野村誠の作曲日記

作曲家の日記です。ちなみに、野村誠のホームページは、こちらhttp://www.makotonomura.net/

ジョグジャの芸大にて、ディスカッションいろいろ

ジョグジャの芸大、大学院の作曲の授業。メメットさんの授業だが、今日は、ぼくの作品のプレゼンとなり、朝9時の講義に出席することに。こちらの9時だから、少々遅れて始まるだろうと、9時15分頃に行くと、もう全員集合して、まだかと待っていた。先週紹介した「音楽畑」の写真を見せ、さらには「根楽」の写真を見せ、音源も紹介。さらに、先週の講義で話題にした「あいのてさんレコーディング祭」の音源も紹介。あとは、色々音源が聴きたいようだったので、90年代初期にやっていたバンドpou-fouの音源とその作曲方法に関する解説、ジャワ・ガムランのインスピレーションによる「南の北斎」(尺八+箏+イギル+木琴)と、さらにそこから変形させたピアノソロ曲「アンダルシアにて」。弦楽四重奏ズーラシア」と「アートサーカス」の一部。箏独奏曲「押亀のエテュード」などを紹介。「たまごをもって家出する」、「しょうぎ作曲」など、冒頭部分から終わりまで変化し続け、冒頭部分と終わりが、随分違う景色になる作品について語ると、メメットさんが「違う場面がバラバラに分断されているのではない。全てがつながって、全体が一つになっている。そこが大切。」と、語る。この人、やっぱり大学の先生だったんだなぁ、と思う。
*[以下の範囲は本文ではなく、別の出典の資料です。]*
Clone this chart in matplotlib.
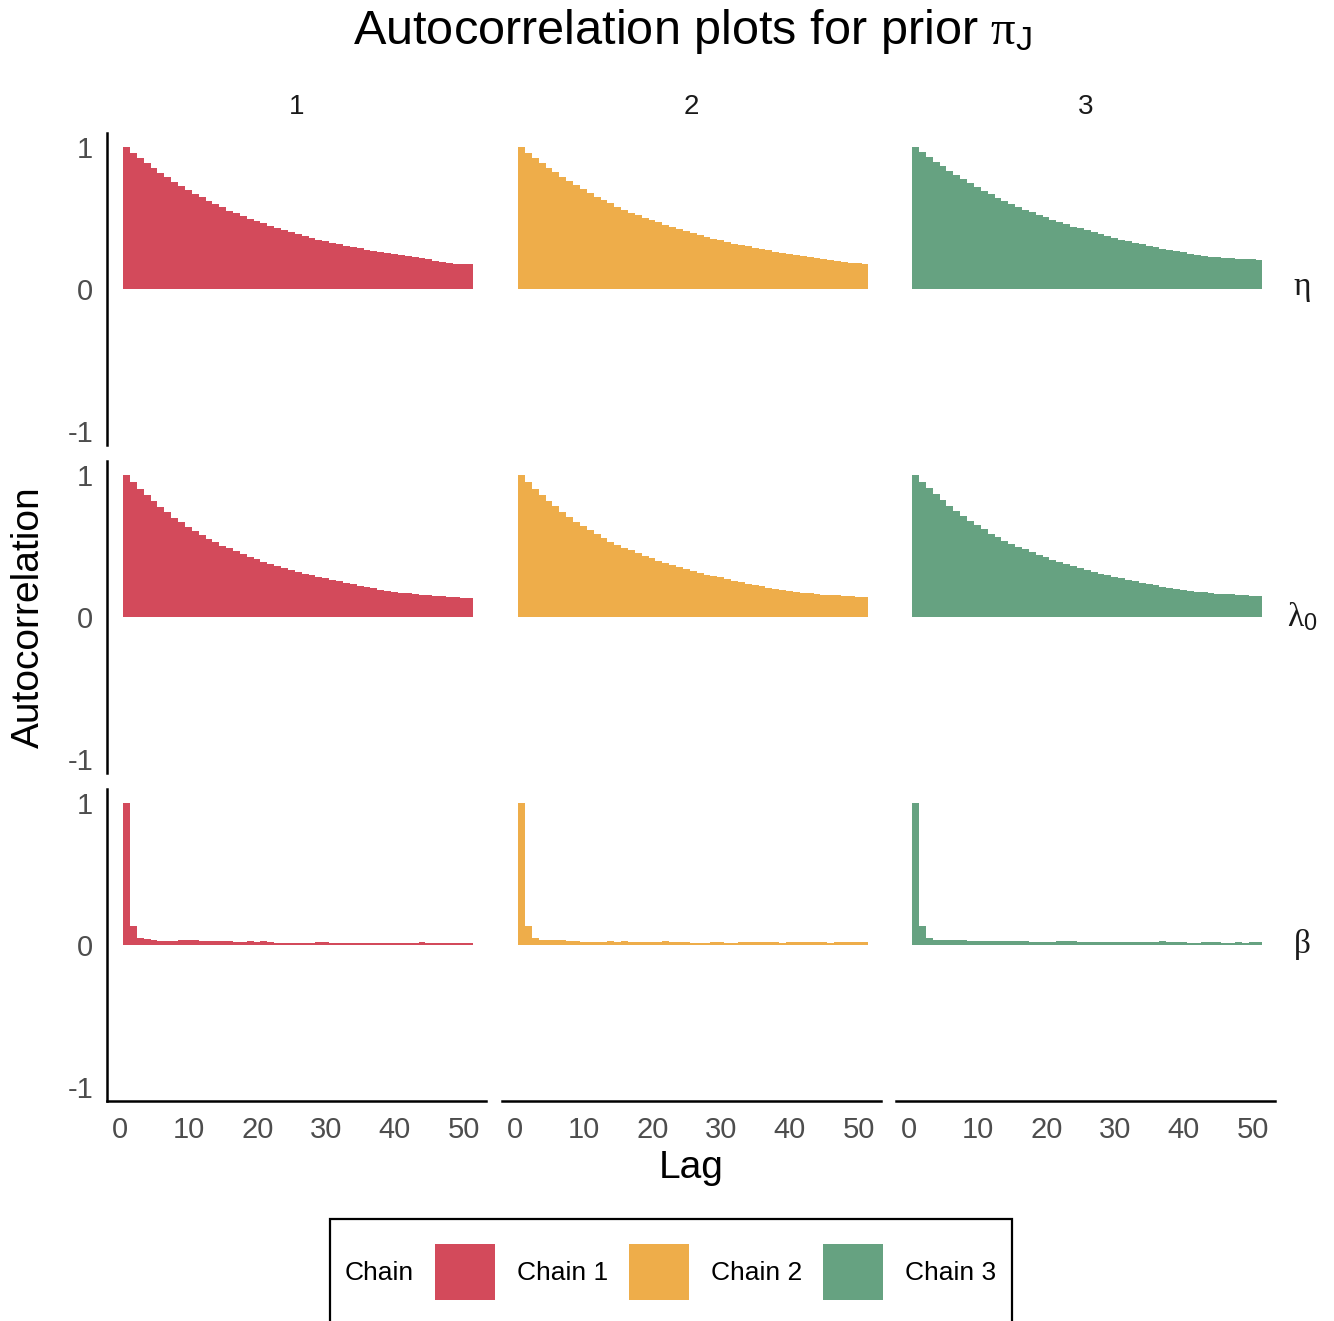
import numpy as np
import matplotlib
matplotlib.use("Agg")
import matplotlib.pyplot as plt
from matplotlib.patches import Rectangle

plt.rcParams["font.family"] = ["Liberation Sans", "DejaVu Sans"]
plt.rcParams["mathtext.fontset"] = "custom"
plt.rcParams["mathtext.rm"] = "Liberation Serif"
plt.rcParams["mathtext.it"] = "Liberation Serif"
plt.rcParams["mathtext.sf"] = "Liberation Sans"

# ---- data -------------------------------------------------------------
lags = np.arange(0, 51)
chains = ["Chain 1", "Chain 2", "Chain 3"]
chain_colors = ["#D34A5B", "#EEAD4A", "#66A281"]
params = [r"$\eta$", r"$\lambda_{\mathsf{0}}$", r"$\beta$"]
x_ticks = [0, 10, 20, 30, 40, 50]
y_ticks = [-1, 0, 1]

eta_c1 = [1.000, 0.961, 0.924, 0.885, 0.851, 0.819, 0.787, 0.757, 0.727, 0.700,
          0.672, 0.647, 0.622, 0.599, 0.576, 0.553, 0.533, 0.515, 0.497, 0.480,
          0.463, 0.447, 0.432, 0.416, 0.400, 0.387, 0.374, 0.360, 0.347, 0.336,
          0.326, 0.315, 0.305, 0.295, 0.286, 0.276, 0.268, 0.259, 0.252, 0.246,
          0.240, 0.233, 0.225, 0.216, 0.209, 0.200, 0.193, 0.186, 0.179, 0.174, 0.174]
eta_c2 = [1.000, 0.962, 0.926, 0.889, 0.855, 0.822, 0.790, 0.760, 0.731, 0.704,
          0.677, 0.652, 0.627, 0.604, 0.581, 0.559, 0.539, 0.521, 0.503, 0.486,
          0.469, 0.453, 0.438, 0.422, 0.407, 0.393, 0.380, 0.366, 0.353, 0.342,
          0.331, 0.320, 0.310, 0.300, 0.291, 0.281, 0.273, 0.264, 0.257, 0.250,
          0.243, 0.236, 0.229, 0.221, 0.214, 0.206, 0.199, 0.192, 0.186, 0.181, 0.178]
eta_c3 = [1.000, 0.963, 0.931, 0.897, 0.865, 0.835, 0.805, 0.775, 0.748, 0.720,
          0.693, 0.667, 0.644, 0.622, 0.601, 0.580, 0.560, 0.541, 0.523, 0.505,
          0.489, 0.472, 0.456, 0.440, 0.427, 0.413, 0.399, 0.385, 0.372, 0.360,
          0.349, 0.337, 0.326, 0.314, 0.305, 0.296, 0.284, 0.275, 0.266, 0.259,
          0.250, 0.243, 0.236, 0.229, 0.225, 0.220, 0.216, 0.213, 0.211, 0.209, 0.206]

lam_c1 = [1.000, 0.952, 0.903, 0.860, 0.818, 0.777, 0.738, 0.701, 0.667, 0.637,
          0.607, 0.577, 0.552, 0.526, 0.503, 0.485, 0.464, 0.444, 0.425, 0.409,
          0.391, 0.375, 0.361, 0.347, 0.333, 0.320, 0.306, 0.294, 0.283, 0.274,
          0.262, 0.251, 0.241, 0.230, 0.221, 0.211, 0.202, 0.193, 0.186, 0.179,
          0.172, 0.166, 0.161, 0.156, 0.152, 0.149, 0.145, 0.140, 0.138, 0.136, 0.131]
lam_c2 = [1.000, 0.953, 0.905, 0.862, 0.821, 0.780, 0.741, 0.705, 0.671, 0.641,
          0.611, 0.582, 0.557, 0.531, 0.508, 0.490, 0.469, 0.449, 0.430, 0.414,
          0.396, 0.380, 0.366, 0.352, 0.338, 0.325, 0.311, 0.299, 0.288, 0.279,
          0.267, 0.256, 0.246, 0.236, 0.227, 0.217, 0.208, 0.199, 0.192, 0.185,
          0.178, 0.172, 0.167, 0.162, 0.158, 0.155, 0.152, 0.148, 0.146, 0.144, 0.142]
lam_c3 = [1.000, 0.954, 0.907, 0.865, 0.824, 0.784, 0.746, 0.710, 0.676, 0.646,
          0.617, 0.588, 0.563, 0.538, 0.515, 0.496, 0.476, 0.456, 0.437, 0.421,
          0.403, 0.387, 0.373, 0.359, 0.345, 0.332, 0.318, 0.306, 0.295, 0.285,
          0.274, 0.263, 0.253, 0.243, 0.234, 0.224, 0.215, 0.206, 0.199, 0.192,
          0.185, 0.179, 0.174, 0.169, 0.165, 0.162, 0.159, 0.156, 0.153, 0.151, 0.149]

beta_c1 = [1.000, 0.136, 0.050, 0.039, 0.035, 0.025, 0.028, 0.030, 0.032, 0.032,
           0.032, 0.028, 0.025, 0.025, 0.028, 0.025, 0.018, 0.020, 0.025, 0.020,
           0.025, 0.018, 0.016, 0.016, 0.016, 0.016, 0.016, 0.016, 0.020, 0.018,
           0.016, 0.016, 0.016, 0.016, 0.016, 0.012, 0.016, 0.016, 0.016, 0.016,
           0.016, 0.014, 0.016, 0.018, 0.016, 0.016, 0.012, 0.014, 0.016, 0.016, 0.012]
beta_c2 = [1.000, 0.131, 0.046, 0.037, 0.037, 0.035, 0.037, 0.030, 0.028, 0.018,
           0.018, 0.021, 0.023, 0.028, 0.023, 0.028, 0.018, 0.021, 0.023, 0.023,
           0.023, 0.025, 0.023, 0.021, 0.018, 0.014, 0.014, 0.016, 0.021, 0.018,
           0.016, 0.016, 0.021, 0.023, 0.021, 0.023, 0.018, 0.018, 0.016, 0.021,
           0.018, 0.018, 0.021, 0.018, 0.018, 0.016, 0.018, 0.018, 0.021, 0.018, 0.018]
beta_c3 = [1.000, 0.131, 0.046, 0.037, 0.032, 0.037, 0.035, 0.032, 0.030, 0.028,
           0.028, 0.025, 0.028, 0.028, 0.030, 0.030, 0.028, 0.023, 0.018, 0.023,
           0.023, 0.025, 0.030, 0.028, 0.023, 0.018, 0.018, 0.018, 0.021, 0.023,
           0.021, 0.018, 0.018, 0.018, 0.021, 0.023, 0.025, 0.021, 0.018, 0.018,
           0.016, 0.014, 0.018, 0.018, 0.018, 0.016, 0.016, 0.018, 0.016, 0.018, 0.021]

acf = [[eta_c1, eta_c2, eta_c3],
       [lam_c1, lam_c2, lam_c3],
       [beta_c1, beta_c2, beta_c3]]

# ---- layout (pixel geometry of the facet grid) -------------------------
W, H = 1334, 1321
fig = plt.figure(figsize=(W / 100, H / 100), dpi=100)
col_left = [107, 502, 896]
row_top = [133, 461, 789]
pw, ph = 379, 312


def fig_box(left, top, width, height):
    return [left / W, 1 - (top + height) / H, width / W, height / H]


tick_color = "#4D4D4D"
edges = np.append(lags, lags[-1] + 1) + 0.45

for r in range(3):
    for c in range(3):
        ax = fig.add_axes(fig_box(col_left[c], row_top[r], pw, ph))
        ax.stairs(acf[r][c], edges, baseline=0, fill=True,
                  color=chain_colors[c], linewidth=0)
        ax.set_xlim(-1.89, 53.27)
        ax.set_ylim(-1.1, 1.1)
        for s in ax.spines.values():
            s.set_visible(False)
        ax.tick_params(length=0, labelsize=21, colors=tick_color)
        ax.tick_params(axis="y", pad=10)
        ax.tick_params(axis="x", pad=11)
        ax.set_xticks(x_ticks)
        ax.set_yticks(y_ticks)
        ax.set_yticklabels([str(v) for v in y_ticks])
        if c == 0:
            ax.spines["left"].set_visible(True)
            ax.spines["left"].set_linewidth(1.8)
        else:
            ax.set_yticklabels([])
        if r == 2:
            ax.spines["bottom"].set_visible(True)
            ax.spines["bottom"].set_linewidth(1.8)
        else:
            ax.set_xticklabels([])
        ax.patch.set_alpha(0)
        if r == 0:
            ax.text(0.5, 1 + 26 / ph, str(c + 1), transform=ax.transAxes,
                    ha="center", va="center", fontsize=20, color="#1A1A1A")
        if c == 2:
            ax.text(1 + 27 / pw, 0.5, params[r], transform=ax.transAxes,
                    ha="center", va="center", fontsize=24, color="#1A1A1A")

# titles
fig.text(692 / W, 1 - 31 / H, r"Autocorrelation plots for prior $\pi_{\mathsf{J}}$",
         ha="center", va="center", fontsize=35)
fig.text(691 / W, 1 - 1168 / H, "Lag", ha="center", va="center", fontsize=28)
fig.text(29 / W, 1 - 617 / H, "Autocorrelation", ha="center", va="center",
         fontsize=28, rotation=90)

# legend
fig.patches.append(Rectangle((330 / W, 1 - 1340 / H), (1012 - 330) / W, (1340 - 1219) / H,
                             transform=fig.transFigure, fill=False, lw=1.6,
                             edgecolor="black"))
fig.text(345 / W, 1 - 1273 / H, "Chain", ha="left", va="center", fontsize=19)
key_left = [435, 629, 823]
for kx, name, col in zip(key_left, chains, chain_colors):
    fig.patches.append(Rectangle((kx / W, 1 - 1300 / H), 60 / W, 56 / H,
                                 transform=fig.transFigure, facecolor=col,
                                 edgecolor="none"))
    fig.text((kx + 82) / W, 1 - 1273 / H, name, ha="left", va="center", fontsize=19)

fig.savefig("out.png", dpi=100, facecolor="white")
午後に、芸大の美術学部の学食にて、ウーキルのトークがあると言うので、行ってみる。通路のような廊下のようなところで、パソコンからプロジェクターで壁に映像を投影。大きなギターアンプで、音を再生。結構、ノイズ系な音が流れてきて、しかも、高周波の音が耳に痛い。ウーキルのトークが始まる気配はないが、学生らしき人やバンドマンっぽい若者が、集まっている。そのうち、映像の上映会がいつとはなく始まったようだ。映像は、展覧会らしき様子と、その会場で行われたライブらしきものの映像(エフェクターをつないで様々なノイズを出している、マイクを持って絶叫している、など)。そして、ウーキルの作品や演奏の映像は一切出てこない。どうなってんだ、これ。

で、散々、映像が流れた後に、司会の兄ちゃんが何やら話し始めて、ウーキルにコメントを求める。どうも「Bukan Musik Bukan Seni Repa(音楽じゃない、美術じゃない)」というタイトルの展覧会のレビューをする集まりだったようで、ウーキルはその展覧会に出品もしていなければ、ライブもしていないが、コメンテーターとして呼ばれていたらしい。音楽と美術の融合に関する展覧会が開かれていることが見れただけでも、面白かった。ディスカッションの内容は、会場が響き過ぎて、ほとんど聞き取れなかったのに、最後に、ウーキルからコメントを求められて、マイクを渡されて困ったけれど、でも、うまく笑いがとれて良かった。その後、日本からバティックの留学に来られている方とお茶をし、久しぶりに日本語をいっぱい喋る。